Effects of graphene addition on mechanical properties of polycrystalline diamond compact

Abstract

Polycrystalline diamond compact (PDC) cutters are used widely for mining and drilling in soft to medium hard rock formations. During drilling in very hard and strong rock formations, the rapid wear of the polycrystalline diamond layer results in a low service life of drilling bits. To improve the performance of PDC cutters, we adopted a high-temperature, high-pressure (HTHP) sintering method (5.5–6.0 GPa and 1350–1500 °C) in the current research by adding a certain amount of graphene to raw materials, and we successfully prepared a new type of high-performance diamond composite PDC-G (graphene was added to PDC).

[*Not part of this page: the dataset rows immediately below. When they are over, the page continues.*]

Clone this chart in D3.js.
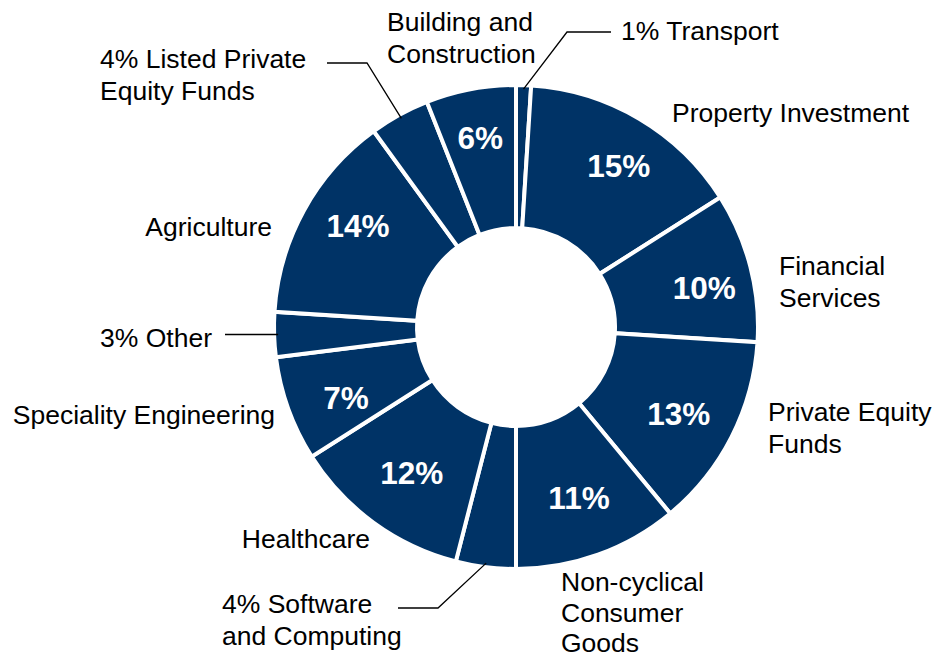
<!DOCTYPE html>
<html>
<head>
<meta charset="utf-8">
<script src="https://cdn.jsdelivr.net/npm/d3@7"></script>
<style>
  html, body { margin: 0; padding: 0; background: #ffffff; }
  svg { display: block; }
</style>
</head>
<body>
<svg id="chart" width="936" height="659"></svg>
<script>
// ---- data ----
const categories = [
  "Transport", "Property Investment", "Financial Services", "Private Equity Funds",
  "Non-cyclical Consumer Goods", "Software and Computing", "Healthcare",
  "Speciality Engineering", "Other", "Agriculture", "Listed Private Equity Funds",
  "Building and Construction"
];
const values = [1, 15, 10, 13, 11, 4, 12, 7, 3, 14, 4, 6];
// label text lines shown next to each slice
const labelLines = [
  ["1% Transport"],
  ["Property Investment"],
  ["Financial", "Services"],
  ["Private Equity", "Funds"],
  ["Non-cyclical", "Consumer", "Goods"],
  ["4% Software", "and Computing"],
  ["Healthcare"],
  ["Speciality Engineering"],
  ["3% Other"],
  ["Agriculture"],
  ["4% Listed Private", "Equity Funds"],
  ["Building and", "Construction"]
];
// which slices carry an inside percent label
const insideLabel = [false, true, true, true, true, false, true, true, false, true, false, true];

// ---- layout (positions of the outside labels, separate from data) ----
const labelLayout = [
  { x: 621, y: 40,  anchor: "start", lh: 31.5 },
  { x: 672, y: 122, anchor: "start", lh: 31.5 },
  { x: 779, y: 275, anchor: "start", lh: 31.5 },
  { x: 768, y: 421, anchor: "start", lh: 31.5 },
  { x: 561, y: 591, anchor: "start", lh: 30.5 },
  { x: 222, y: 613, anchor: "start", lh: 31.5 },
  { x: 370, y: 548, anchor: "end",   lh: 31.5 },
  { x: 275, y: 424, anchor: "end",   lh: 31.5 },
  { x: 212, y: 347, anchor: "end",   lh: 31.5 },
  { x: 272, y: 236, anchor: "end",   lh: 31.5 },
  { x: 100, y: 68,  anchor: "start", lh: 31.5 },
  { x: 387, y: 31,  anchor: "start", lh: 31.5 }
];
// small nudges of the inside percent labels from the arc centroid
const pctNudge = [
  [0, 0], [8, -1], [8, 7], [-3, 2], [0, -4], [0, 0],
  [5, -5], [5, 8], [0, 0], [5, -12], [0, 0], [-1, -7]
];
// leader elbows for the small slices (index -> list of points after the slice anchor)
const leaderLayout = {
  0:  [[567, 32], [611, 32]],
  5:  [[438, 608], [398, 608]],
  8:  [[225, null]],
  10: [[367, 63], [327, 63]]
};

const W = 936, H = 659;
const cx = 516, cy = 327;
const outerR = 242, innerR = 99;
const fillColor = "#003366";
const fontFamily = "'Liberation Sans', Arial, Helvetica, sans-serif";

const svg = d3.select("#chart");
const g = svg.append("g").attr("transform", `translate(${cx},${cy})`);

const pie = d3.pie().sort(null).value(d => d.value).startAngle(0).endAngle(2 * Math.PI);
const data = categories.map((c, i) => ({ name: c, value: values[i], i }));
const arcs = pie(data);

const arc = d3.arc().innerRadius(innerR).outerRadius(outerR);
const labelArc = d3.arc().innerRadius(186).outerRadius(186);
const anchorArc = d3.arc().innerRadius(238).outerRadius(238);

g.selectAll("path.slice")
  .data(arcs)
  .join("path")
  .attr("class", "slice")
  .attr("d", arc)
  .attr("fill", fillColor)
  .attr("stroke", "#ffffff")
  .attr("stroke-width", 4)
  .attr("stroke-linejoin", "miter");

// inside percent labels
g.selectAll("text.pct")
  .data(arcs.filter(d => insideLabel[d.data.i]))
  .join("text")
  .attr("class", "pct")
  .attr("transform", d => {
    const c = labelArc.centroid(d);
    const n = pctNudge[d.data.i];
    return `translate(${c[0] + n[0]},${c[1] + n[1]})`;
  })
  .attr("text-anchor", "middle")
  .attr("dy", "0.36em")
  .attr("fill", "#ffffff")
  .attr("font-family", fontFamily)
  .attr("font-weight", "bold")
  .attr("font-size", 31.5)
  .text(d => d.data.value + "%");

// leader lines
const line = d3.line();
Object.keys(leaderLayout).forEach(k => {
  const idx = +k;
  const a = arcs[idx];
  const p0 = anchorArc.centroid(a);
  const start = [p0[0] + cx, p0[1] + cy];
  const pts = [start].concat(leaderLayout[k].map(p => [p[0], p[1] === null ? start[1] : p[1]]));
  svg.append("path")
    .attr("d", line(pts))
    .attr("fill", "none")
    .attr("stroke", "#000000")
    .attr("stroke-width", 1.3);
});

// outside labels
const outer = svg.append("g")
  .attr("font-family", fontFamily)
  .attr("font-size", 26.5)
  .attr("fill", "#000000");
categories.forEach((c, i) => {
  const L = labelLayout[i];
  const t = outer.append("text")
    .attr("x", L.x)
    .attr("y", L.y)
    .attr("text-anchor", L.anchor);
  labelLines[i].forEach((ln, j) => {
    t.append("tspan")
      .attr("x", L.x)
      .attr("y", L.y + j * L.lh)
      .text(ln);
  });
});
</script>
</body>
</html>
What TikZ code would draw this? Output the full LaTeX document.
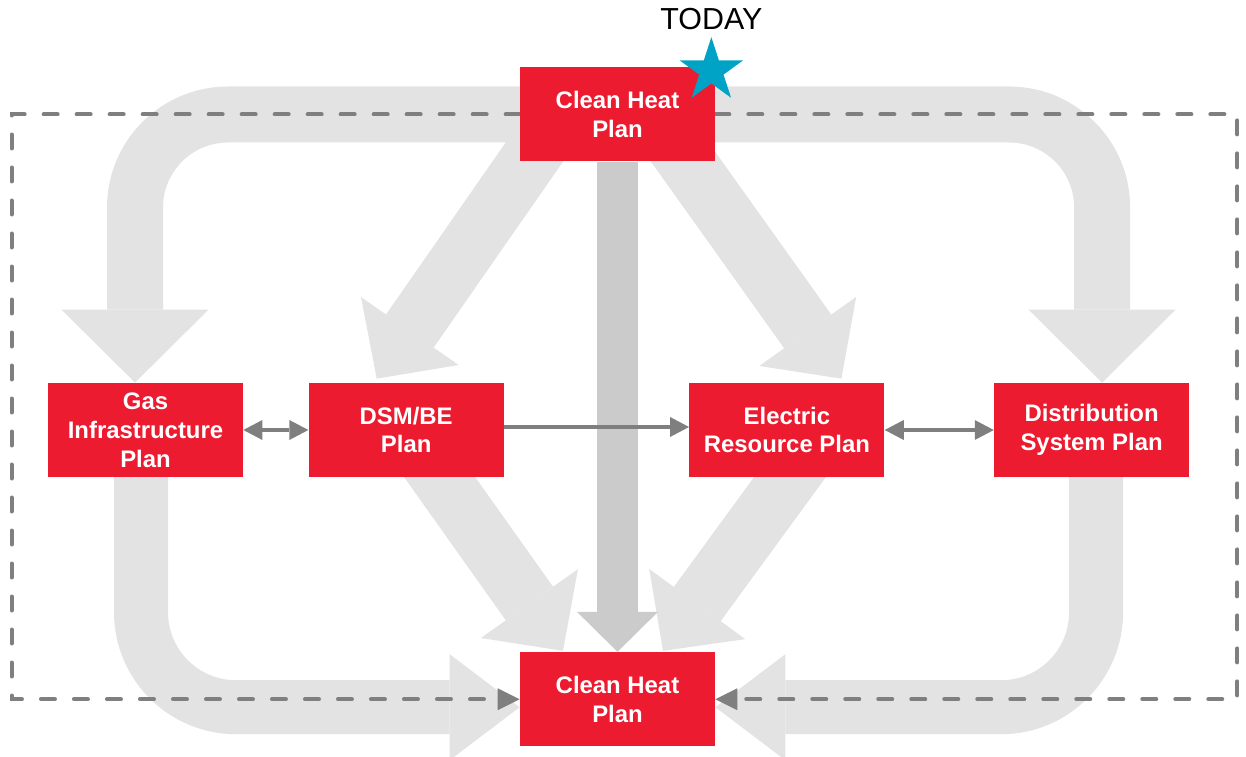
\documentclass[tikz,border=0pt]{standalone}
\usepackage{fontspec}
\setmainfont{Liberation Sans}
\usetikzlibrary{arrows.meta,positioning,shapes.geometric,backgrounds}
\definecolor{PlanRed}{HTML}{ED1B2F}
\definecolor{FlowGray}{HTML}{E3E3E3}
\definecolor{TrunkGray}{HTML}{CBCBCB}
\definecolor{LinkGray}{HTML}{7F7F7F}
\definecolor{StarBlue}{HTML}{00A3C6}

\begin{document}
\begin{tikzpicture}[
  >={Triangle[length=0.38cm,width=0.4cm,line width=0pt]},
  plan/.style={fill=PlanRed,text=white,minimum width=3.9cm,minimum height=1.88cm,inner sep=0pt,align=center,font=\bfseries\fontsize{13.6}{16.4}\selectfont},
  uturn/.style={FlowGray,line width=1.12cm,rounded corners=1.86cm,-{Triangle[length=1.46cm,width=2.94cm,line width=0pt]}},
  lturn/.style={FlowGray,line width=1.08cm,rounded corners=1.9cm,-{Triangle[length=1.4cm,width=2.12cm,line width=0pt]}},
  slant/.style={FlowGray,line width=1.16cm,-{Triangle[length=1.16cm,width=2.38cm,line width=0pt]}},
  trunk/.style={TrunkGray,line width=0.82cm,-{Triangle[length=0.8cm,width=1.62cm,line width=0pt]}},
  feedback/.style={LinkGray,line width=0.08cm,line cap=round,dash pattern=on 0.28cm off 0.38cm,-{Triangle[length=0.44cm,width=0.44cm,line width=0pt]}},
  link/.style={LinkGray,line width=0.08cm}
]
  \useasboundingbox (0,0) rectangle (24.92,15.12);

  \node[plan] (top) at (12.35,12.83) {Clean Heat\\Plan};
  \node[plan,below=9.8cm of top] (bottom) {Clean Heat\\Plan};
  \node[plan] (gas) at (2.91,6.52) {Gas\\Infrastructure\\Plan};
  \node[plan,right=1.3cm of gas] (dsm) {DSM/BE\\Plan};
  \node[plan,right=3.7cm of dsm] (elec) {Electric\\Resource Plan};
  \node[plan,right=2.18cm of elec] (dist) {Distribution\\System Plan};

  \node[star,star points=5,star point ratio=2.618,fill=StarBlue,minimum size=1.34cm,inner sep=0pt] (star) at ([shift={(-0.08,-0.07)}]top.north east) {};
  \node[above=0.12cm of star,inner sep=0pt,font=\fontsize{17.3}{20}\selectfont] (today) {TODAY};

  \draw[link,<->] (gas) -- (dsm);
  \draw[link,->] ([yshift=0.06cm]dsm.east) -- ([yshift=0.06cm]elec.west);
  \draw[link,<->] (elec) -- (dist);

  \begin{scope}[on background layer]
    \draw[uturn] (top.center) -| ([xshift=-0.21cm]gas.north);
    \draw[uturn] (top.center) -| ([xshift=0.21cm]dist.north);
    \draw[lturn] ([xshift=-0.09cm]gas.center) |- ([yshift=-0.16cm]bottom.west);
    \draw[lturn] ([xshift=0.09cm]dist.center) |- ([yshift=-0.16cm]bottom.east);
    \draw[slant] ([shift={(-1.05,0.13)}]top.center) -- ([shift={(-0.59,0.08)}]dsm.north);
    \draw[slant] ([shift={(0.63,0.11)}]top.center) -- ([shift={(1.09,0.08)}]elec.north);
    \draw[slant] (dsm.center) -- ([shift={(-1.09,0.02)}]bottom.north);
    \draw[slant] ([xshift=0.75cm]elec.center) -- ([shift={(0.91,0.02)}]bottom.north);
    \draw[trunk] (top.south) -- (bottom.north);
    \draw[feedback] (top.west) -| ([xshift=-0.72cm]gas.west) |- (bottom.west);
    \draw[feedback] (top.east) -| ([xshift=0.96cm]dist.east) |- (bottom.east);
  \end{scope}
\end{tikzpicture}
\end{document}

We investigated the microstructure, residual stress, hardness, wear resistance, thermal conductivity, and electrical conductivity of the as-synthesized PDC-G. Compared with PDC without graphene, the hardness and wear resistance of PDC-G with 0.1 wt% graphene addition were enhanced by 75% and 33%, respectively. Moreover, the electrical conductivity of PDC prepared by graphene strengthening was improved 42-fold. The strengthening mechanism of PDC-G mainly occurred as a result of the lubricating effect of graphene between diamond particles; hence, a more dense and uniform structure was formed in the polycrystalline diamond layer after HTHP sintering.